# ExIF info (detailed)



## HenriHelvetica (Oct 4, 2011)

Is there an app that will allow for a detailed look at the ExIF data?? I was hoping to see the geo tags specifically. I've seen some services online that will allow for uploads but it wasn't that detailed. I understand that the info is usually embedded now in pics but I've never seen what that actually looks like. 

This is stemming from a convo I had w/ a buddy and he told me how authorities found a crook through the ExIF geo tags in his pics.  I need to see what that looks like.

Thx


----------



## Oakbridge (Mar 8, 2005)

HenriHelvetica said:


> Is there an app that will allow for a detailed look at the ExIF data?? I was hoping to see the geo tags specifically. I've seen some services online that will allow for uploads but it wasn't that detailed. I understand that the info is usually embedded now in pics but I've never seen what that actually looks like.
> 
> This is stemming from a convo I had w/ a buddy and he told me how authorities found a crook through the ExIF geo tags in his pics.  I need to see what that looks like.
> 
> Thx


The new version of FileMaker has added a tag/command to see some of this data. Of course we are talking about a $325 application. Probably overkill for what you are looking for. 

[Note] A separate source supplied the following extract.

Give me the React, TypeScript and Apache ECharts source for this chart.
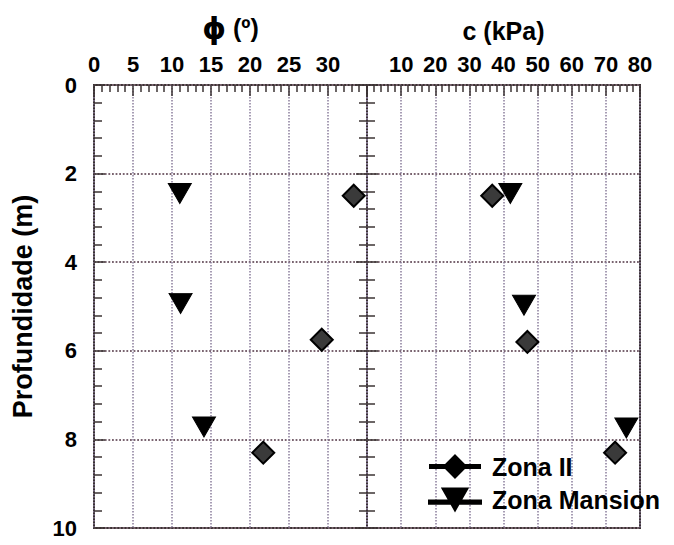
import React, { useEffect, useRef } from "react";
import * as echarts from "echarts";

// Zona II (diamond) and Zona Mansion (inverted triangle)
const phiZonaII: [number, number][] = [[33.3, 2.5], [29.2, 5.75], [21.7, 8.3]];
const phiMansion: [number, number][] = [[11.0, 2.45], [11.1, 4.93], [14.1, 7.72]];
const cZonaII: [number, number][] = [[36.7, 2.5], [47.0, 5.8], [72.7, 8.3]];
const cMansion: [number, number][] = [[42.0, 2.45], [46.0, 4.97], [76.0, 7.74]];

const seriesNames = ["Zona II", "Zona Mansion"];
const phiRange = [0, 35];
const cRange = [0, 80];
const depthRange = [0, 10];

const FONT = "Liberation Sans, Arial, Helvetica, sans-serif";
const FRAME = "#3b3333";
const DIAMOND = "path://M10,0 L20,10 L10,20 L0,10 Z";
const TRI = "path://M0,0 L22,0 L11,19 Z";
const LEG_DIAMOND = "path://M0,9.5 L50,9.5 L50,12.5 L0,12.5 Z M25,0 L36,11 L25,22 L14,11 Z";
const LEG_TRI = "path://M0,11.5 L50,11.5 L50,14.5 L0,14.5 Z M13,0 L37,0 L25,21 Z";

export default function App() {
  const ref = useRef<HTMLDivElement>(null);
  useEffect(() => {
    document.body.style.margin = "0";
    const chart = echarts.init(ref.current!, null, { renderer: "svg" });
    const tickStyle = { color: FRAME, width: 1.5 };
    const vSplit = { show: true, lineStyle: { type: "dotted", color: "#8a7d9c", width: 1.5 } };
    const hSplit = { show: true, lineStyle: { type: "dotted", color: "#7a6470", width: 1.8 } };
    const labelStyle = { fontFamily: FONT, fontWeight: "bold", fontSize: 22, color: "#000" };

    const diamondStyle = { color: "#3a3a3a", borderColor: "#000", borderWidth: 2, opacity: 1 };
    const triStyle = { color: "#000", borderColor: "#000", borderWidth: 1, opacity: 1 };

    chart.setOption({
      animation: false,
      backgroundColor: "#fff",
      textStyle: { fontFamily: FONT },
      grid: [
        { left: 94, top: 85, width: 273, height: 443, show: true, borderColor: FRAME, borderWidth: 2, backgroundColor: "transparent" },
        { left: 367, top: 85, width: 273, height: 443, show: true, borderColor: FRAME, borderWidth: 2, backgroundColor: "transparent" },
      ],
      xAxis: [
        {
          gridIndex: 0, type: "value", position: "top", min: phiRange[0], max: phiRange[1], interval: 5,
          axisLine: { show: false },
          axisTick: { show: true, inside: true, length: 11, lineStyle: tickStyle },
          minorTick: { show: true, splitNumber: 5, length: 7, lineStyle: tickStyle },
          axisLabel: { ...labelStyle, margin: 10, formatter: (v: number) => (v === phiRange[1] ? "" : String(v)) },
          splitLine: vSplit,
          name: "{phi|ϕ} (º)", nameLocation: "middle", nameGap: 42,
          nameTextStyle: {
            ...labelStyle, fontSize: 25,
            rich: { phi: { fontFamily: "DejaVu Sans, Liberation Sans", fontWeight: "bold", fontSize: 30, color: "#000" } },
          },
        },
        {
          gridIndex: 1, type: "value", position: "top", min: cRange[0], max: cRange[1], interval: 10,
          axisLine: { show: false },
          axisTick: { show: true, inside: true, length: 11, lineStyle: tickStyle },
          minorTick: { show: true, splitNumber: 5, length: 7, lineStyle: tickStyle },
          axisLabel: { ...labelStyle, margin: 10, formatter: (v: number) => (v === cRange[0] ? "" : String(v)) },
          splitLine: vSplit,
          name: "c (kPa)", nameLocation: "middle", nameGap: 42,
          nameTextStyle: { ...labelStyle, fontSize: 25 },
        },
      ],
      yAxis: [
        {
          gridIndex: 0, type: "value", inverse: true, position: "left", min: depthRange[0], max: depthRange[1], interval: 2,
          axisLine: { show: false },
          axisTick: { show: true, inside: true, length: 11, lineStyle: tickStyle },
          minorTick: { show: true, splitNumber: 5, length: 8, lineStyle: tickStyle },
          axisLabel: { ...labelStyle, margin: 17 },
          splitLine: hSplit,
          name: "Profundidade (m)", nameLocation: "middle", nameGap: 58, nameRotate: 90,
          nameTextStyle: { ...labelStyle, fontSize: 27 },
        },
        {
          gridIndex: 0, type: "value", inverse: true, position: "right", min: depthRange[0], max: depthRange[1], interval: 2,
          axisLine: { show: false },
          axisTick: { show: true, inside: true, length: 11, lineStyle: tickStyle },
          minorTick: { show: true, splitNumber: 5, length: 8, lineStyle: tickStyle },
          axisLabel: { show: false },
          splitLine: { show: false },
        },
        {
          gridIndex: 1, type: "value", inverse: true, position: "left", min: depthRange[0], max: depthRange[1], interval: 2,
          axisLine: { show: false },
          axisTick: { show: true, inside: true, length: 11, lineStyle: tickStyle },
          minorTick: { show: true, splitNumber: 5, length: 8, lineStyle: tickStyle },
          axisLabel: { show: false },
          splitLine: hSplit,
        },
      ],
      legend: {
        orient: "vertical",
        left: 426,
        top: 452,
        itemWidth: 52,
        itemHeight: 22,
        itemGap: 8,
        padding: [2, 4, 2, 2],
        itemStyle: { color: "#000", borderColor: "#000", opacity: 1 },
        textStyle: { fontFamily: FONT, fontWeight: "bold", fontSize: 25, color: "#000", padding: [0, 0, 0, 6] },
        data: [
          { name: seriesNames[0], icon: LEG_DIAMOND },
          { name: seriesNames[1], icon: LEG_TRI },
        ],
      },
      series: [
        { name: seriesNames[0], type: "scatter", xAxisIndex: 0, yAxisIndex: 0, data: phiZonaII, symbol: DIAMOND, symbolSize: 22, itemStyle: diamondStyle, z: 5 },
        { name: seriesNames[1], type: "scatter", xAxisIndex: 0, yAxisIndex: 0, data: phiMansion, symbol: TRI, symbolSize: [23, 20], itemStyle: triStyle, z: 5 },
        { name: seriesNames[0], type: "scatter", xAxisIndex: 1, yAxisIndex: 2, data: cZonaII, symbol: DIAMOND, symbolSize: 22, itemStyle: diamondStyle, z: 5 },
        { name: seriesNames[1], type: "scatter", xAxisIndex: 1, yAxisIndex: 2, data: cMansion, symbol: TRI, symbolSize: [23, 20], itemStyle: triStyle, z: 5 },
      ],
    });
    return () => chart.dispose();
  }, []);
  return <div ref={ref} style={{ width: 674, height: 545 }} />;
}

Sadly it doesn't report data such as lens used, focal length, or exposure details. Only make and model, image dimensions, create/modify dates, orientation as well as location coordinates. 

Aperture might be the best bet but again it might be overkill.


----------



## WCraig (Jul 28, 2004)

GraphicConverter includes ExifTool and displays all the EXIF information it finds. Ensure Show Information is enabled from the Window menu and then look at the floating Information window. The GPS data shows in both the EXIF and ExifTool tabs.

BTW, Flickr has a pretty decent Map view that can be fun but it doesn't show the raw coordinates.

Craig


----------



## HenriHelvetica (Oct 4, 2011)

Oakbridge said:


> Aperture might be the best bet but again it might be overkill.


Aperture?? Hmm... I don't need it so much but I do have a CC acct.


----------



## eMacMan (Nov 27, 2006)

Another vote for Graphic Converter. Not only is it great for this sort of thing, but also is an excellent alternative for browsing through mounds of photos. Best app I have ever found for doing index, catalogue or contact sheets, pick whatever name you like. 

Also has great tools for renaming a batch of photos..........................


----------



## HenriHelvetica (Oct 4, 2011)

Thx for the info. I'm actually downloading a trial of Graphic Converter as we speak, and I'll see how that goes.


----------